Another purchase was Predominant in 1895

In 1906 Green purchased "Shipley" stud farm on the banks of the Hopkins River near Warrnambool, Victoria. Positano was the stud's first sire, and produced many successful racehorses, including Melbourne Cup winners Poseidon (1906), Lord Cardigan (1903), Piastre (1912), and Lord Nolan (1908). Mooltan, May King and Jacamar were also successful.
On a visit to England in 1906 Green purchased broodmare Tragedy Queen, who was in foal to Persimmon. The foal grew up to be the stallion Comedy King, winner of the 1910 Melbourne Cup.

Green quit bookmaking in 1913 to concentrate on breeding and racing thoroughbreds.
Comedy King went on to sire Artilleryman; bred and trained by Green, he won the 1919 Melbourne Cup. He also bred King Ingoda, winner of the 1922 Melbourne Cup. Notable acquisitions were:
- Acamar, who cost 2000 guineas as a yearling in New Zealand; won the St. Clair Trial at Caulfield in 1925.
- Strephon, perhaps Green's favorite horse, was such a consistent winner in Australia that Green took him to England, where he failed to show any form, and was sold for a fraction of his purchase price.

In 1924 Green acquired "Underbank", of 667 acres near Bacchus Marsh for use as a training ground. He purchased Gothic as a potential sire of champions, but his hopes were dashed when the stallion died from an internal abscess. "Underbank" was again in the news when Phar Lap spelled there for a month in 1930.

In 1929 Green was the subject of a stewards' inquiry after the failure of his mare My Lady Gay in the River Handicap at Flemington on 7 March 1929. The charge was dropped, perhaps on the basis of his losing bets of £2,000, but he was not exonerated, and absented himself from Australian racetracks for three years as a form of protest, marking his return by racing Verbatim in the Criterion Handicap on 1 January 1932 (she ended nowhere).

In 1938 he commissioned the journalist Herbert Austin Wolfe ("Cardigan") to purchase broodmares from England for his stud farm.

Green is recorded as publishing a "sporting pocket book".

===Real estate===
After the 1893 banking crisis Green began investing in real estate.
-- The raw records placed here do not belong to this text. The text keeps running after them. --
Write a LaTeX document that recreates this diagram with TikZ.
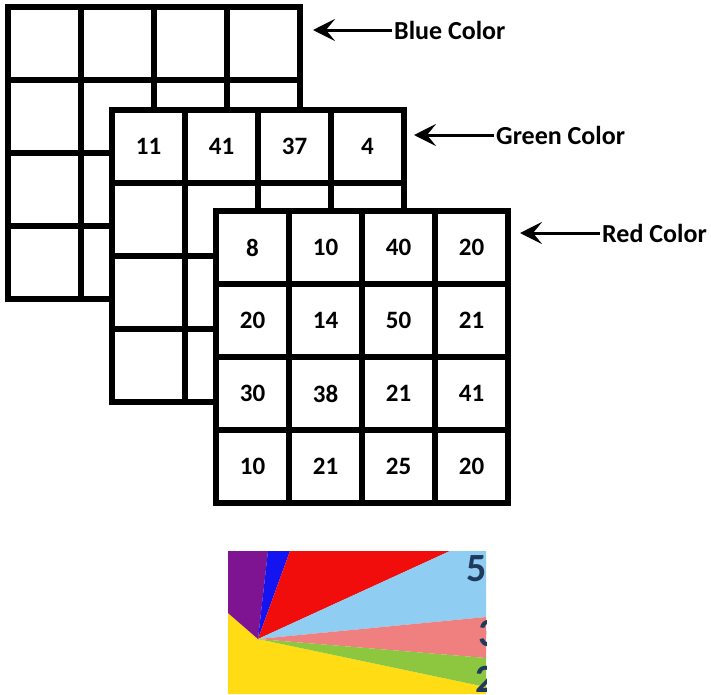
\documentclass[tikz,border=0pt]{standalone}
\usepackage{fontspec}
\setmainfont{Carlito}
\usetikzlibrary{arrows.meta}
\definecolor{fanpurple}{HTML}{7E1491}
\definecolor{fanblue}{HTML}{1414F0}
\definecolor{fanred}{HTML}{F20D0D}
\definecolor{fansky}{HTML}{8FCDF2}
\definecolor{fansalmon}{HTML}{F08080}
\definecolor{fangreen}{HTML}{8DC63F}
\definecolor{fanyellow}{HTML}{FFDC14}
\definecolor{fanink}{HTML}{1F3A5C}

\begin{document}
\begin{tikzpicture}[x=1pt, y=-1pt,
  gridline/.style={line width=6pt},
  cellnum/.style={font=\fontsize{25}{28}\selectfont\bfseries},
  lbl/.style={anchor=west, inner sep=2pt, font=\fontsize{26}{29}\selectfont\bfseries},
  pointer/.style={line width=3pt, -{Stealth[length=22pt,width=22pt,inset=9pt]}},
  fannum/.style={text=fanink, font=\fontsize{40}{44}\selectfont\bfseries}]
  \useasboundingbox (0,0) rectangle (711,694);
  % three colour planes, back to front
  \foreach \gx/\gy/\gname in {8/7/blue, 112/110/green, 216/211/red}
  {
    \begin{scope}[shift={(\gx,\gy)}]
      \fill[white] (0,0) rectangle (292,292);
      \foreach \k in {1,2,3}
        {\draw[gridline] (\k*73,0) -- (\k*73,292); \draw[gridline] (0,\k*73) -- (292,\k*73);}
      \draw[gridline] (0,0) rectangle (292,292);
    \end{scope}
  }
  % pixel values
  \foreach \v [count=\c] in {11,41,37,4}
    \node[cellnum] (green-1-\c) at (112+\c*73-36.5, 110+36.5) {\v};
  \foreach \vals [count=\r] in {{8,10,40,20},{20,14,50,21},{30,38,21,41},{10,21,25,20}}
    \foreach \v [count=\c] in \vals
      \node[cellnum] (red-\r-\c) at (216+\c*73-36.5, 211+\r*73-36.5) {\v};
  % plane labels
  \coordinate (bluetip) at (313,30);
  \coordinate (greentip) at (414,135);
  \coordinate (redtip) at (520,233);
  \node[lbl] (bluelbl) at (392,30) {Blue Color};
  \node[lbl] (greenlbl) at (494,135) {Green Color};
  \node[lbl] (redlbl) at (600,233) {Red Color};
  \draw[pointer] (bluelbl.west) -- (bluetip);
  \draw[pointer] (greenlbl.west) -- (greentip);
  \draw[pointer] (redlbl.west) -- (redtip);
  % colour fan
  \begin{scope}
    \clip (228,551) rectangle (486,694);
    \coordinate (hub) at (258,639);
    \fill[fanyellow] (228,613) -- (hub) -- (486,687) -- (486,694) -- (228,694) -- cycle;
    \fill[fanpurple] (228,551) -- (268,551) -- (hub) -- (228,613) -- cycle;
    \fill[fanblue] (268,551) -- (290,551) -- (hub) -- cycle;
    \fill[fanred] (290,551) -- (450,551) -- (hub) -- cycle;
    \fill[fansky] (450,551) -- (486,551) -- (486,617) -- (hub) -- cycle;
    \fill[fansalmon] (486,617) -- (486,658) -- (hub) -- cycle;
    \fill[fangreen] (486,658) -- (486,687) -- (hub) -- cycle;
    \node[fannum] (five) at (477,569) {5};
    \node[fannum] (three) at (489,634) {3};
    \node[fannum] (two) at (486,679) {2};
  \end{scope}
\end{tikzpicture}
\end{document}
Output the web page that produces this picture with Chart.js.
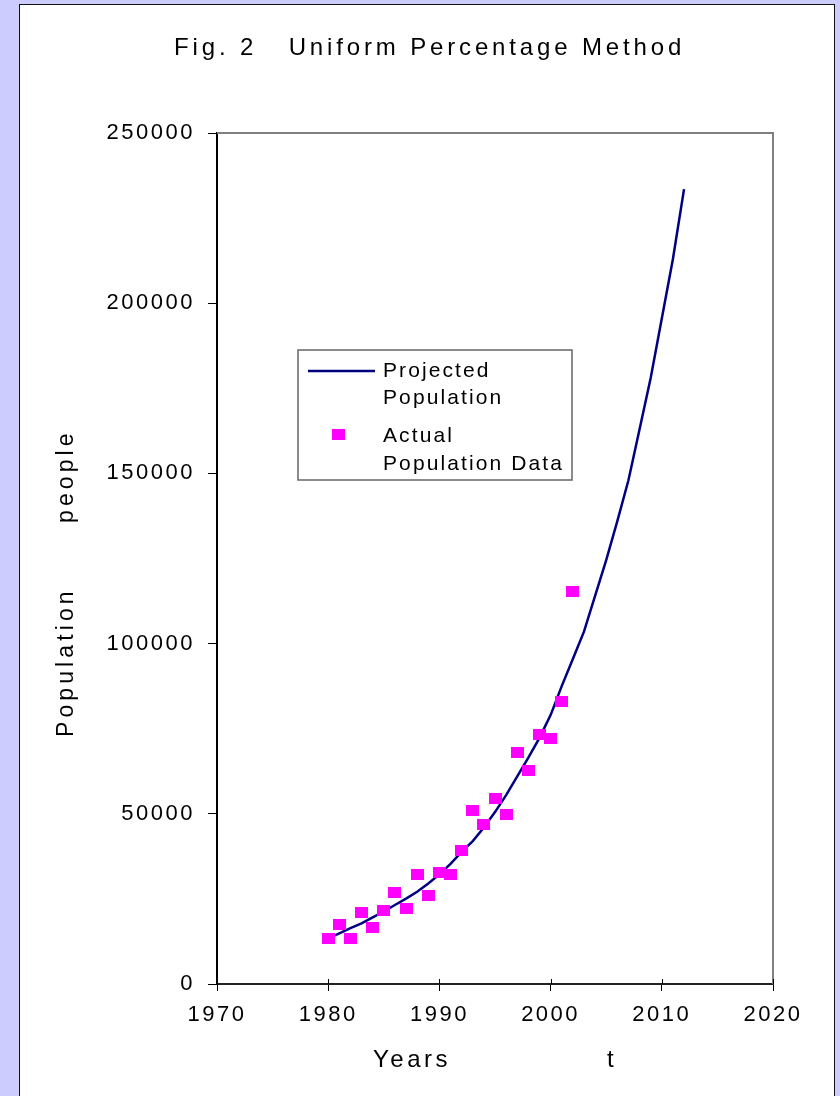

Among properties he owned at one time or another were:
- Phair's Hotel in 1911
- Empire Hotel in 1911
- Victoria Buildings 1916 with J. M. Gillespie and other investors

Pastoral properties
- Mummel station, a merino stud near Dubbo, in partnership with Graham Ryan Johnson.
- Dynevor Downs station, 90 miles west of Cunnamulla, managed by Gus Pegler, in 1914.
- Llanrheidol, 120 miles from Winton in partnership with Graham Ryan Johnson.

In 1947 "Underbank", on which Green had spent £30,000 on improvements, was sold by auction to trainer Lou Robertson (Note: Robertson had a long association with "Underbank", where he trained Gothic and Topgallant, horses who died within days of each other.) for £28,000.
Green's Parwan Park (or Parwan Vale), farmland of 236 acres, also near Bacchus Marsh, was on offer at the same auction but passed in at £18,000. Its valuation as a brown coal deposit was deplored by the RSL, who wanted it subdivided for soldier settlement.

===Philanthropy===
Green was a prominent supporter of charitable causes, notably hospitals and victims of war. In 1943 he opened a trust fund of £50,000 to finance low-interest loans to returned servicemen wishing to purchase a home. He organised a yearling sale to purchase blankets for victims of the London blitz. In September 1946 he gave £42,000 to be distributed equally among Melbourne's five main hospitals, and in 1947 another £50,000.

== Family ==
Solomon Green (1 August 1868 – 11 May 1948) married Rebecca Mendes on 3 February 1892. They had three sons.
They had a home "Sylvia" at 211 Beaconsfield Parade, St Kilda or Middle Park.